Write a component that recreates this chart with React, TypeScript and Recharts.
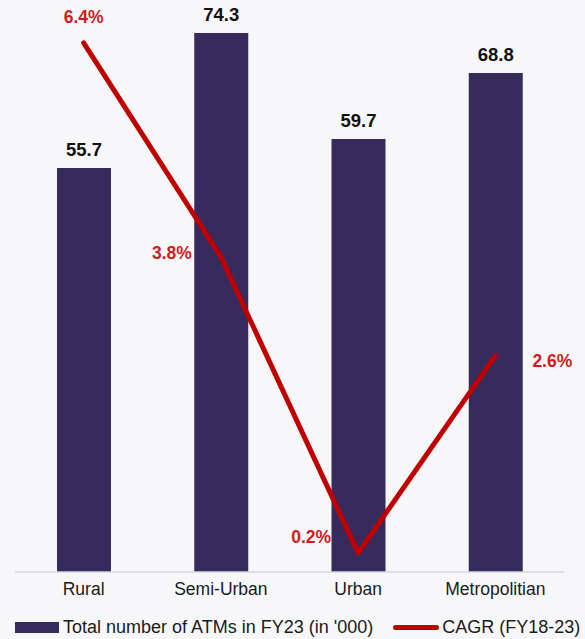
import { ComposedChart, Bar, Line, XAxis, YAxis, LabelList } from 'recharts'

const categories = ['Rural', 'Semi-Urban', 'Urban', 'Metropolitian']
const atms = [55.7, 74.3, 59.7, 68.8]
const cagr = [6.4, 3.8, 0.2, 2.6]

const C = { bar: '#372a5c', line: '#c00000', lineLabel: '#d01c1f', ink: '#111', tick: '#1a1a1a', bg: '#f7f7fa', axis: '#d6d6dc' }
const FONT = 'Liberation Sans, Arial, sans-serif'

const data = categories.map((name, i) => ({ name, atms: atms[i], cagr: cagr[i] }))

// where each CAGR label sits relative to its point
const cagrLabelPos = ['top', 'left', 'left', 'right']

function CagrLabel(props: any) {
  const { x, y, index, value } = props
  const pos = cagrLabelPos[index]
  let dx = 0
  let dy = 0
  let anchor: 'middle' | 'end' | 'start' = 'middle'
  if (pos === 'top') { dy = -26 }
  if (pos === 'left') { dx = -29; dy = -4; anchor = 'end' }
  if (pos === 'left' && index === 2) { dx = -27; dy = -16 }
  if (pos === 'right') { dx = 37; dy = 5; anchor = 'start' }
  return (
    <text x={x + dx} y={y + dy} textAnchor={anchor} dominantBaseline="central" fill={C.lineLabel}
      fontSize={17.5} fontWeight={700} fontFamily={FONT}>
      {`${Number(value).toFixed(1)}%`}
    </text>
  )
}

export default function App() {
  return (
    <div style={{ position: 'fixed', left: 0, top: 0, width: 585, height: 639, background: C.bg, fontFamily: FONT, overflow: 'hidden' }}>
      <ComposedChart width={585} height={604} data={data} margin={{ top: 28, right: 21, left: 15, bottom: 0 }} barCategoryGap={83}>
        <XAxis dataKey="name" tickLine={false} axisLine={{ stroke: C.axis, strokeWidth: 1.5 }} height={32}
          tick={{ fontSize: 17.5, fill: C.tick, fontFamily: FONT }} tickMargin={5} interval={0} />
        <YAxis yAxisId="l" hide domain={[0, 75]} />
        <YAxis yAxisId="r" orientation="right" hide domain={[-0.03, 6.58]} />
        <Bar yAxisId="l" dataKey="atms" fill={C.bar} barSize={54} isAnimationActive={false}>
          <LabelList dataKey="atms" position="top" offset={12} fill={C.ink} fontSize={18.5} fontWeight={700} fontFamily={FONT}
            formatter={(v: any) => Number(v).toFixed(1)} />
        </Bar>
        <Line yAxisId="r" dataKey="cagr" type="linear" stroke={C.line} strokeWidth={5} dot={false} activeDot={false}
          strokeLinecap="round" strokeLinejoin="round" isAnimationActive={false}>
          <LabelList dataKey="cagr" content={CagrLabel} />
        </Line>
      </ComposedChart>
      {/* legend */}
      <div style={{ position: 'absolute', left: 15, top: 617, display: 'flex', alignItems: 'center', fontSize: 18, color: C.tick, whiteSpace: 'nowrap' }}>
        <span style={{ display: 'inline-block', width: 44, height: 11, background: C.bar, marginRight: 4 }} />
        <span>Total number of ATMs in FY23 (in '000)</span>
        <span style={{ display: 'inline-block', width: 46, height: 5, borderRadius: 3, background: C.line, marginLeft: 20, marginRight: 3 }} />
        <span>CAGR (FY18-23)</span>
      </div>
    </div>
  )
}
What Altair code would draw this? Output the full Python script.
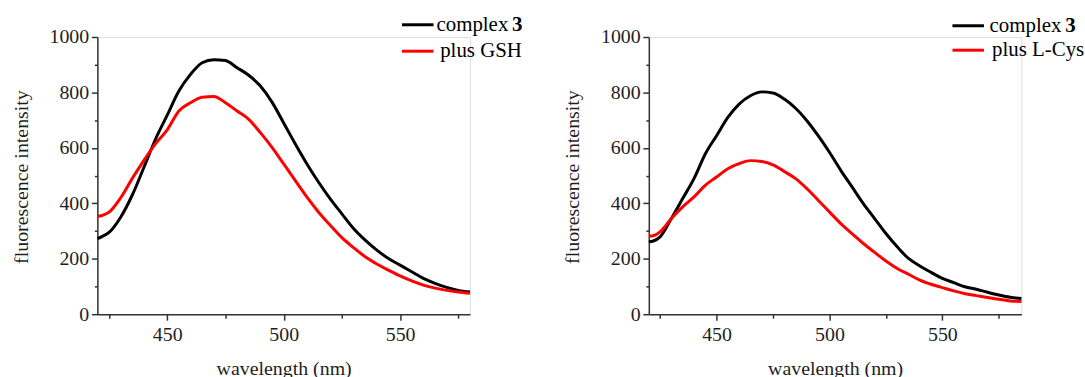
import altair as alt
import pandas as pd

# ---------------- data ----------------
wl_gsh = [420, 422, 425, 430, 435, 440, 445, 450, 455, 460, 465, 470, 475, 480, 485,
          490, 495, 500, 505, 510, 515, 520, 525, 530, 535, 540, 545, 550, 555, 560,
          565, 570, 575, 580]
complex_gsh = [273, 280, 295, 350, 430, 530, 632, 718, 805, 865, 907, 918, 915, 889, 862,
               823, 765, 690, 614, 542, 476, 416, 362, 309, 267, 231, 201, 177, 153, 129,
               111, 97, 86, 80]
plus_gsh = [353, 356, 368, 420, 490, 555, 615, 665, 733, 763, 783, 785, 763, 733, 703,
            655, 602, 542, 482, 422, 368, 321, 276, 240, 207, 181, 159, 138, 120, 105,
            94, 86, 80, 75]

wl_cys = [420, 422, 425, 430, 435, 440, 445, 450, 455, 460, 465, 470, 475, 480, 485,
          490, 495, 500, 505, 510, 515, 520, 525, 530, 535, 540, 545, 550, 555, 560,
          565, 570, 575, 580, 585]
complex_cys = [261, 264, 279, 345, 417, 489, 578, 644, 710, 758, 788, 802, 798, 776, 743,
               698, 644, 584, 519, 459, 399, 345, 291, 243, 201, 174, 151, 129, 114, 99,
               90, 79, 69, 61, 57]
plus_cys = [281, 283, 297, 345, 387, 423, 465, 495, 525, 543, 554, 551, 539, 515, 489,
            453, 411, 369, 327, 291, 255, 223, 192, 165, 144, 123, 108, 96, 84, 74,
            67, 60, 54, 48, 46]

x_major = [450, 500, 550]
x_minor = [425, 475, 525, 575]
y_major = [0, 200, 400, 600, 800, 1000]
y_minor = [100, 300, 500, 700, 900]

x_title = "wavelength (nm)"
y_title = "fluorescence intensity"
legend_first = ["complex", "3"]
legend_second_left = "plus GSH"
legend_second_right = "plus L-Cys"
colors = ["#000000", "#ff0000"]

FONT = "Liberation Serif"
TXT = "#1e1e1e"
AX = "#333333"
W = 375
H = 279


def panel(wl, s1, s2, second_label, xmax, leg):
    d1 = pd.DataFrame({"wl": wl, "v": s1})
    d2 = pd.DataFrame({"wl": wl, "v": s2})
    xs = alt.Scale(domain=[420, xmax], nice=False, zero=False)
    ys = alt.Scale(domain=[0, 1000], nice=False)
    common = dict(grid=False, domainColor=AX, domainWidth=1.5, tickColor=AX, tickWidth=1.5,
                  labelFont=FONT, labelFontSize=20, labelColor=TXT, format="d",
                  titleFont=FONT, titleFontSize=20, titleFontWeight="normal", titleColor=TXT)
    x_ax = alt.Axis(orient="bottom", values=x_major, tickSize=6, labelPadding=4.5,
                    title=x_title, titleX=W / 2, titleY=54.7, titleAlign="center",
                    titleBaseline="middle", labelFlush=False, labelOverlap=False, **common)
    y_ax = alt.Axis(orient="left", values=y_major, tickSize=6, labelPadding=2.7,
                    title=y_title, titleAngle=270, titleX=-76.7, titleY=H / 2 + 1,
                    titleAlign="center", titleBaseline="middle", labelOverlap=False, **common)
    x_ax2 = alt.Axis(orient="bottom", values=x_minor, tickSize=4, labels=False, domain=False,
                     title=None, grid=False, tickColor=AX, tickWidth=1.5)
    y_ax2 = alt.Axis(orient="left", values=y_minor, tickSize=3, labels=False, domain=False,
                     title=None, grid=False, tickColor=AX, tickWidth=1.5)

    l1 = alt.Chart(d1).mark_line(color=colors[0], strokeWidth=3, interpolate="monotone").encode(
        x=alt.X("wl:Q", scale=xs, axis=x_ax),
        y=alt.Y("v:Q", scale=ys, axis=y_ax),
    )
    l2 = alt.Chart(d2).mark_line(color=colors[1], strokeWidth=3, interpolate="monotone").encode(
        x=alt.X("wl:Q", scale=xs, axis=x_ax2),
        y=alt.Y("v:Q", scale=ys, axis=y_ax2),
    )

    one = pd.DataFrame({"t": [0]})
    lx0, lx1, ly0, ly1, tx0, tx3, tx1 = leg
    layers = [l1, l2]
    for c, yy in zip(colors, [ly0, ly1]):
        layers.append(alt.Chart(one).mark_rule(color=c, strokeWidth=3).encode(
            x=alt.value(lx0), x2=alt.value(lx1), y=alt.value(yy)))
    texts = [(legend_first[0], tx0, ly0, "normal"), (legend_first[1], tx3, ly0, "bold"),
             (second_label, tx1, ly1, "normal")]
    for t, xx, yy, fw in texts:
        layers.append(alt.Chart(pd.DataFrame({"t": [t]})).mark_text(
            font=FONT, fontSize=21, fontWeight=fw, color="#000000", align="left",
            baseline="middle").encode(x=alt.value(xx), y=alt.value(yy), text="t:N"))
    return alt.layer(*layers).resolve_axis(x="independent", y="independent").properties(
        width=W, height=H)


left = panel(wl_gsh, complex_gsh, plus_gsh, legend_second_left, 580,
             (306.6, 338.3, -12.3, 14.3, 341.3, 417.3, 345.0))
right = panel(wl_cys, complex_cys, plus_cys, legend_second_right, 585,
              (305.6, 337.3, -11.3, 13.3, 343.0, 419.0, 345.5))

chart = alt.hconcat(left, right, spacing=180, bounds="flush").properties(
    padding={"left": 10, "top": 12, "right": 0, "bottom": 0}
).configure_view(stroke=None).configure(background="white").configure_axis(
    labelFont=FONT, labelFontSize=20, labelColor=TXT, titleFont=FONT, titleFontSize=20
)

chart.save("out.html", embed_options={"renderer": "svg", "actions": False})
━━━━━━━━━━━━━━━━━━━━━━━━━━━━━━
◆ Short exercise: Only the lines starting at the line with "What Altair code" and ending at the line with "import pandas as pd" should be printed again, exactly and with both ends kept; omit the pictures.

◆ Completed exercise:
What Altair code would draw this? Output the full Python script.
import altair as alt
import pandas as pd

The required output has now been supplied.